On sufficiency of the evidence, the court held the DNA evidence—combined with Burkett’s physical proximity to the hidden firearm and the exclusion of the bedroom’s owner as a contributor—was sufficient for a rational jury to find constructive possession beyond a reasonable doubt. The court also rejected Burkett’s speedy trial claim, finding that while the 25-month delay triggered a presumption of prejudice, the reasons for delay were overwhelmingly attributable to defense-side adjournments and competency proceedings, and Burkett suffered no cognizable prejudice to his defense. Finally, the court found no prosecutorial misconduct in the prosecutor’s closing-argument inference that Burkett hid the gun when officers arrived, as that inference was reasonably supported by the evidence.
Key Takeaways
- A defendant who is merely present as a visitor in another person’s home lacks Fourth Amendment standing to challenge a search of that home, even if incriminating evidence is found there; overnight guests may assert the right, but transient visitors may not.
- Trial counsel performs deficiently by failing to impeach a central prosecution witness with documented prior false statements, particularly where impeachment would reinforce rather than contradict the defense’s own theory of the case—but that deficiency alone does not warrant relief absent a showing that the outcome would likely have differed.
- Delays caused by defense counsel adjournments, counsel withdrawal, and competency proceedings are attributed to the defendant for speedy trial purposes and will not support a constitutional violation claim even when the total delay exceeds the 18-month presumptive-prejudice threshold.

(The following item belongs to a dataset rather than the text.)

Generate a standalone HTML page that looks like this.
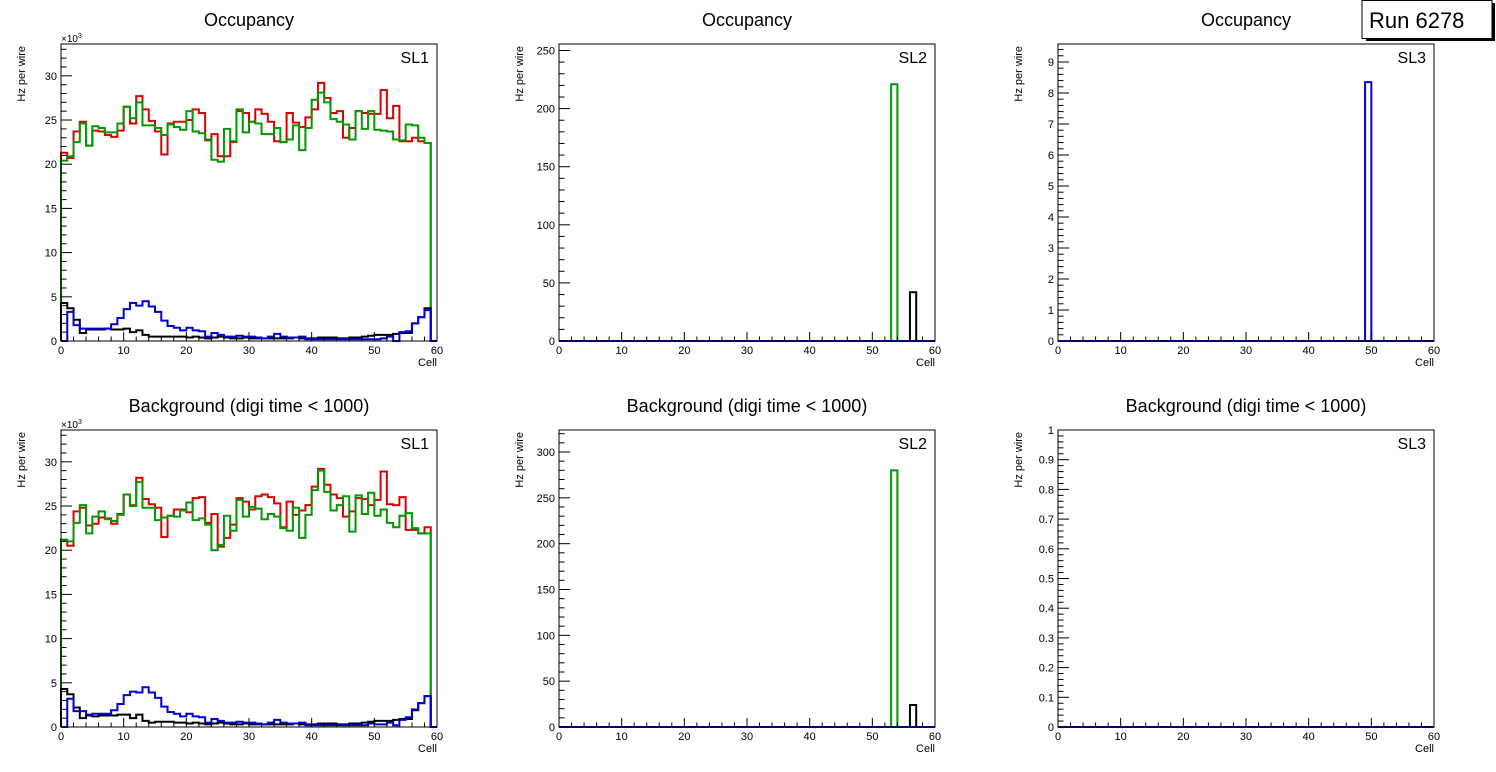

- Strong DNA evidence linking a defendant to a concealed firearm, especially where the legitimate occupant of the space is excluded as a contributor, is sufficient to support a constructive possession conviction even without proof of actual physical handling.
Why It Matters
This decision illustrates the high bar defendants face when arguing ineffective assistance of counsel in cases anchored by forensic evidence. Even where an appellate court expressly finds counsel’s performance deficient—here, the failure to use documented prior perjury to impeach a police officer—the conviction will stand if independent evidence, such as DNA, adequately supports the verdict. Defense practitioners should note the court’s pointed observation that multiple non-exclusive theories of defense can and should be pursued simultaneously, and that labeling a tactical choice “strategy” does not shield it from scrutiny.
The case also serves as a practical reminder on speedy trial analysis: delays generated by defense-side requests—including competency evaluations—are charged against the defendant when applying the Barker v. Wingo balancing test, and incarceration on an unrelated charge during the delay undercuts any claim of personal prejudice from pretrial detention. Prosecutors litigating speedy trial motions in cases with complex pretrial histories should carefully document the source of each adjournment.